Even in a Brockhaus Encyclopaedia of 1992/3 she has an entry and picture, then gaining position at breakneck speed so soon after the fall of the Wall. Friedrich Merz was disgusted how Kohl presented her as fait accompli. He would have liked to be chancellor, Merz, but left to make money because of Merkel being promoted by higher forces. Merz is a shocking neo-con, but that’s another matter.

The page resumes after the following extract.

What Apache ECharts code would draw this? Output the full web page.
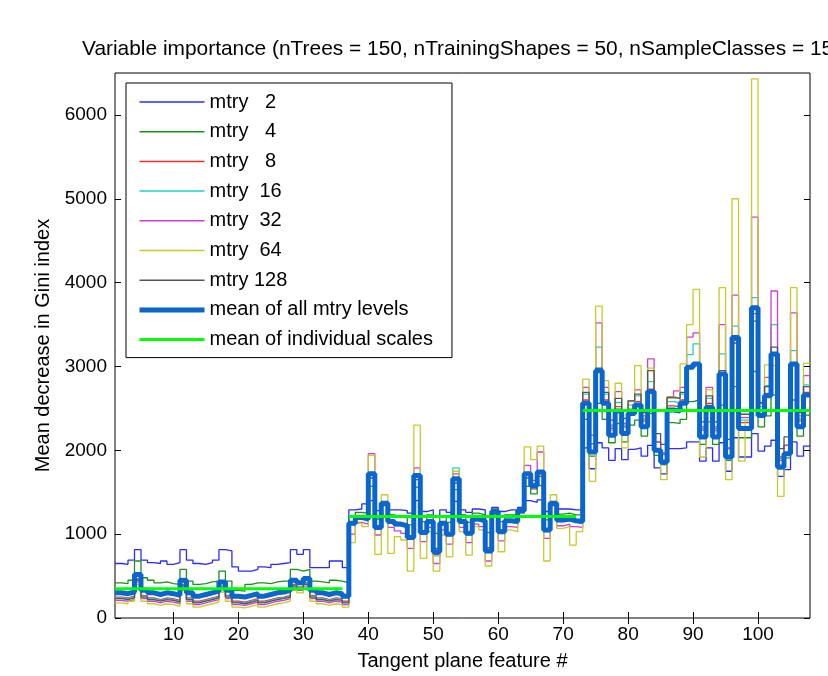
<!DOCTYPE html>
<html>
<head>
<meta charset="utf-8">
<title>Variable importance</title>
<script src="https://cdn.jsdelivr.net/npm/echarts@6.0.0/dist/echarts.min.js"></script>
<style>
  html, body { margin: 0; padding: 0; background: #fff; }
  #chart { width: 828px; height: 676px; }
</style>
</head>
<body>
<div id="chart"></div>
<script>
// feature numbers 1..108
var features = [];
for (var i = 1; i <= 108; i++) features.push(i);

var xTicks = [10, 20, 30, 40, 50, 60, 70, 80, 90, 100];
var yTicks = [0, 1000, 2000, 3000, 4000, 5000, 6000];

var seriesNames = ['mtry   2', 'mtry   4', 'mtry   8', 'mtry  16', 'mtry  32', 'mtry  64', 'mtry 128',
  'mean of all mtry levels', 'mean of individual scales'];

// values, features 1..108
var mtry2 = [
  650, 640, 690, 815, 690, 660, 650, 680, 640, 660, 815, 690, 650, 640, 660, 690, 815, 800, 610, 560,
  560, 580, 610, 600, 640, 650, 660, 815, 760, 815, 600, 600, 600, 680, 680, 600,
  1290, 1300, 1360, 1400, 1280, 1340, 1290, 1290, 1280, 1250, 1400, 1270, 1290, 1220, 1290, 1260, 1390, 1290,
  1260, 1300, 1290, 1220, 1320, 1270, 1290, 1290, 1320, 1400, 1380, 1410, 1270, 1340, 1300, 1300, 1290, 1290,
  2030, 1780, 2090, 2030, 1880, 2020, 1890, 2010, 2030, 1930, 2060, 1790, 1720, 2020, 2020, 2030, 2100, 2100,
  1870, 2030, 1870, 2090, 1750, 2150, 1920, 1920, 2200, 1990, 2050, 2120, 1690, 1770, 2100, 1930, 2050, 2050
];
var mtry4 = [
  420, 410, 450, 680, 480, 450, 420, 430, 410, 400, 580, 440, 400, 410, 430, 440, 560, 440, 330, 320,
  400, 420, 420, 410, 430, 440, 440, 580, 560, 580, 440, 430, 420, 450, 440, 420,
  1210, 1260, 1250, 1570, 1180, 1360, 1230, 1210, 1200, 1110, 1560, 1150, 1230, 1010, 1210, 1140, 1530, 1230,
  1140, 1250, 1230, 1020, 1300, 1150, 1230, 1230, 1300, 1570, 1480, 1580, 1170, 1360, 1240, 1250, 1230, 1230,
  2370, 1930, 2560, 2370, 2090, 2320, 2100, 2300, 2360, 2170, 2440, 1940, 1830, 2330, 2320, 2370, 2580, 2600,
  2070, 2340, 2070, 2540, 1880, 2760, 2150, 2150, 2940, 2280, 2410, 2660, 1780, 1910, 2600, 2170, 2420, 2420
];
var mtry8 = [
  250, 240, 260, 470, 270, 240, 220, 240, 230, 210, 400, 240, 200, 220, 240, 260, 380, 270, 200, 190,
  210, 230, 200, 220, 240, 250, 270, 400, 370, 420, 270, 240, 220, 240, 230, 200,
  1120, 1190, 1170, 1710, 1070, 1360, 1140, 1110, 1090, 950, 1690, 1010, 1140, 760, 1120, 990, 1650, 1140,
  1000, 1170, 1150, 790, 1260, 1020, 1150, 1140, 1270, 1710, 1570, 1730, 1040, 1360, 1160, 1170, 1150, 1140,
  2600, 2080, 2950, 2600, 2260, 2520, 2280, 2490, 2580, 2350, 2730, 2100, 1970, 2530, 2520, 2600, 2990, 3020,
  2240, 2560, 2240, 2920, 2030, 3310, 2330, 2330, 3630, 2470, 2680, 3130, 1920, 2060, 3020, 2350, 2690, 2690
];
var mtry16 = [
  240, 230, 250, 460, 260, 230, 210, 230, 220, 200, 390, 230, 190, 210, 230, 250, 370, 260, 190, 180,
  200, 220, 190, 210, 230, 240, 260, 390, 360, 410, 260, 230, 210, 230, 220, 190,
  1110, 1180, 1160, 1700, 1060, 1350, 1130, 1100, 1080, 940, 1680, 1000, 1130, 740, 1110, 980, 1790, 1130,
  990, 1160, 1140, 780, 1250, 1010, 1140, 1130, 1260, 1700, 1560, 1720, 1030, 1350, 1150, 1160, 1140, 1130,
  2670, 2080, 3230, 2670, 2280, 2570, 2300, 2540, 2650, 2380, 2820, 2100, 1960, 2580, 2570, 2670, 3140, 3270,
  2260, 2620, 2260, 3150, 2020, 3480, 2360, 2360, 3820, 2520, 2770, 3500, 1900, 2060, 3190, 2380, 2780, 2780
];
var mtry32 = [
  210, 200, 220, 430, 230, 200, 180, 200, 190, 170, 360, 200, 160, 180, 200, 220, 340, 230, 160, 150,
  170, 190, 160, 180, 200, 210, 230, 360, 330, 380, 230, 200, 180, 200, 190, 160,
  1000, 1140, 1120, 1960, 990, 1370, 1080, 1040, 1010, 830, 1790, 910, 1080, 650, 1050, 880, 1720, 1080,
  900, 1120, 1090, 680, 1230, 920, 1090, 1080, 1250, 1820, 1640, 1980, 950, 1370, 1100, 1120, 1090, 1080,
  2750, 2080, 3520, 2750, 2300, 2700, 2320, 2590, 2720, 2410, 3090, 2100, 1950, 2630, 2710, 2750, 3350, 3400,
  2280, 2750, 2280, 3500, 2020, 3850, 2390, 2390, 4780, 2560, 2870, 3900, 1880, 2060, 3640, 2410, 2890, 2890
];
var mtry64 = [
  180, 170, 200, 400, 200, 170, 150, 170, 160, 140, 330, 170, 130, 150, 170, 190, 310, 200, 130, 120,
  140, 160, 130, 150, 170, 180, 200, 330, 300, 350, 200, 170, 150, 170, 160, 130,
  900, 1130, 1090, 1940, 760, 1470, 770, 970, 930, 560, 2300, 710, 1030, 560, 990, 730, 1750, 1030,
  750, 1090, 1050, 620, 1270, 790, 1050, 1030, 1290, 2040, 1890, 2050, 680, 1470, 1070, 1090, 870, 1030,
  2850, 1630, 3720, 2830, 2240, 2800, 2030, 2580, 3010, 2370, 2980, 2010, 1650, 2640, 2620, 3030, 3500, 3920,
  1920, 2720, 2220, 3940, 1650, 5000, 1870, 2350, 6430, 2550, 3020, 3000, 1450, 1960, 3940, 2370, 3040, 3040
];
var mtry128 = [
  230, 220, 240, 450, 250, 220, 200, 220, 210, 190, 380, 220, 180, 200, 220, 240, 360, 250, 180, 170,
  190, 210, 180, 200, 220, 230, 250, 380, 350, 400, 250, 220, 200, 220, 210, 180,
  1140, 1200, 1180, 1670, 1090, 1350, 1150, 1130, 1110, 980, 1650, 1040, 1150, 830, 1140, 1020, 1610, 1150,
  1030, 1180, 1160, 840, 1260, 1050, 1160, 1150, 1270, 1670, 1540, 1690, 1060, 1350, 1170, 1180, 1160, 1150,
  2690, 2180, 2980, 2690, 2360, 2620, 2380, 2590, 2670, 2450, 2950, 2200, 2070, 2630, 2620, 2690, 3010, 3040,
  2340, 2650, 2340, 2950, 2130, 3280, 2430, 2430, 3540, 2570, 2760, 3230, 2020, 2160, 3040, 2450, 2760, 2760
];
var meanAll = [
  300, 290, 310, 520, 330, 300, 280, 300, 290, 270, 450, 300, 260, 280, 300, 320, 430, 330, 260, 250,
  270, 290, 260, 280, 300, 310, 330, 450, 420, 470, 330, 300, 280, 300, 290, 260,
  1130, 1200, 1180, 1720, 1080, 1370, 1150, 1120, 1100, 960, 1700, 1020, 1150, 790, 1130, 1000, 1660, 1150,
  1010, 1180, 1160, 800, 1270, 1030, 1160, 1150, 1280, 1720, 1580, 1740, 1050, 1370, 1170, 1180, 1160, 1150,
  2560, 1980, 2950, 2560, 2180, 2470, 2200, 2440, 2540, 2280, 2700, 2000, 1860, 2480, 2470, 2560, 2990, 3030,
  2160, 2515, 2160, 2910, 1920, 3345, 2260, 2260, 3700, 2415, 2650, 3150, 1800, 1960, 3030, 2280, 2660, 2660
];

// mean of individual scales: one level per block of 36 features
var scaleStart = [1, 37, 73];
var scaleEnd = [36, 72, 108];
var scaleLevel = [350, 1210, 2475];

var colors = ['#2b2bff', '#1f8f1f', '#ff2a2a', '#26cccc', '#d23cd2', '#c9c92a', '#555555', '#0a66cc', '#00ff00'];
var lineWidths = [1.3, 1.3, 1.3, 1.3, 1.3, 1.3, 1.3, 5, 3];
var fontFamily = '"Liberation Sans", Arial, sans-serif';

function pairs(values) {
  var data = [];
  for (var k = 0; k < features.length; k++) {
    data.push([features[k], values[k]]);
  }
  return data;
}

var scaleData = [];
for (var s = 0; s < scaleLevel.length; s++) {
  if (s > 0) scaleData.push([scaleStart[s] - 0.5, '-']);
  scaleData.push([scaleStart[s], scaleLevel[s]]);
  scaleData.push([scaleEnd[s], scaleLevel[s]]);
}

var mtryLists = [mtry2, mtry4, mtry8, mtry16, mtry32, mtry64, mtry128, meanAll];
var series = [];
for (var m = 0; m < mtryLists.length; m++) {
  series.push({
    name: seriesNames[m],
    type: 'line',
    step: 'end',
    symbol: 'none',
    data: pairs(mtryLists[m]),
    lineStyle: { color: colors[m], width: lineWidths[m] },
    itemStyle: { color: colors[m] }
  });
}
series.push({
  name: seriesNames[8],
  type: 'line',
  symbol: 'none',
  connectNulls: false,
  data: scaleData,
  lineStyle: { color: colors[8], width: lineWidths[8] },
  itemStyle: { color: colors[8] }
});

// legend entries carry the same line widths as the plot
var legendData = [];
for (var n = 0; n < seriesNames.length; n++) {
  legendData.push({
    name: seriesNames[n],
    lineStyle: { width: n < 7 ? 1.5 : lineWidths[n] }
  });
}

var tickStyle = { inside: true, length: 6, lineStyle: { color: '#000', width: 1 } };
// plain numbers, no thousands separator
function plain(v) { return String(v); }

var option = {
  animation: false,
  backgroundColor: '#fff',
  textStyle: { fontFamily: fontFamily },
  title: {
    text: 'Variable importance (nTrees = 150, nTrainingShapes = 50, nSampleClasses = 15)',
    left: 77,
    top: 34,
    textStyle: { fontSize: 20.9, fontWeight: 'normal', color: '#000', fontFamily: fontFamily }
  },
  grid: {
    left: 115, right: 18, top: 73, bottom: 57,
    show: true, borderColor: '#000', borderWidth: 1, backgroundColor: '#fff'
  },
  legend: {
    orient: 'vertical',
    left: 126,
    top: 83,
    padding: [9, 19, 8, 11],
    itemWidth: 65,
    itemHeight: 14,
    itemGap: 9.7,
    backgroundColor: '#fff',
    borderColor: '#000',
    borderWidth: 1,
    itemStyle: { opacity: 0 },
    data: legendData,
    textStyle: { fontSize: 20, color: '#000', fontFamily: fontFamily }
  },
  xAxis: [{
    type: 'value', min: 1, max: 108, position: 'bottom',
    name: 'Tangent plane feature #', nameLocation: 'middle', nameGap: 33,
    nameTextStyle: { fontSize: 20, color: '#000', fontFamily: fontFamily },
    axisLine: { show: false },
    splitLine: { show: false },
    axisTick: Object.assign({ customValues: xTicks }, tickStyle),
    axisLabel: { customValues: xTicks, formatter: plain, fontSize: 19, color: '#000', margin: 7, fontFamily: fontFamily }
  }, {
    type: 'value', min: 1, max: 108, position: 'top',
    axisLine: { show: false },
    splitLine: { show: false },
    axisTick: Object.assign({ customValues: xTicks }, tickStyle),
    axisLabel: { show: false }
  }],
  yAxis: [{
    type: 'value', min: 0, max: 6500, position: 'left',
    name: 'Mean decrease in Gini index', nameLocation: 'middle', nameGap: 59,
    nameTextStyle: { fontSize: 20, color: '#000', fontFamily: fontFamily },
    axisLine: { show: false },
    splitLine: { show: false },
    axisTick: Object.assign({ customValues: yTicks }, tickStyle),
    axisLabel: { customValues: yTicks, formatter: plain, fontSize: 19, color: '#000', margin: 8, fontFamily: fontFamily }
  }, {
    type: 'value', min: 0, max: 6500, position: 'right',
    axisLine: { show: false },
    splitLine: { show: false },
    axisTick: Object.assign({ customValues: yTicks }, tickStyle),
    axisLabel: { show: false }
  }],
  series: series
};

var myChart = echarts.init(document.getElementById('chart'));
myChart.setOption(option);
</script>
</body>
</html>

i had an aunt in the organisation where Merkel’s parents worked in Berlin (Missionshaus) and remember from my childhood days visits to the East hushed conversations about a STASI mole. You can never say with certainty but I believe her parents were double spooks. There has to be a reason or two why some files were ‘repatriated’ to the US from STASI. Merkel would have been totally system conform in the East or she would not have been able to study in Moscow. But there she is protected, too, or the Kremlin would have published her KGB file. Then she turned system-conform with the new system.
Among the Russia haters (Natalie Nougayrede of the G) Merkel was described as the ‘new leader of the free world’. Everything she did was always, after long periods of oh so careful considerations, the US line. That was destined to create a mess. Germans now pay for the failed policies under Merkel and somehow i even feel happy my brother is no longer there to experience it all, because he was not Colluding Class and had been trodden enough.
“The EU does not want Brexit and if it were to happen it will inflict incredible damage to the British political system and its integrity”.
Of course the very fact (if true) that the EU is able to inflict damage on the British political system is the strongest possible argument for Brexit.
Such a thing should never happen to a sovereign nation, and if it is true that the EU has that power, it is a huge indictment of successive British governments on whose watch it has happened.
Sorry Tom, this article is nonsense. German people are no consumption junkies. Germany is not a weak country. It is resilient and has enough power to maneuver. Brexit will not happen either!
Tom,
I never said the German people were consumption junkies. I said their consumption hasn’t rolled over. Germany isn’t weak, but it needs to be extraordinarily strong given current circumstances.
If you don’t understand that then you don’t understand the bigger picture at all.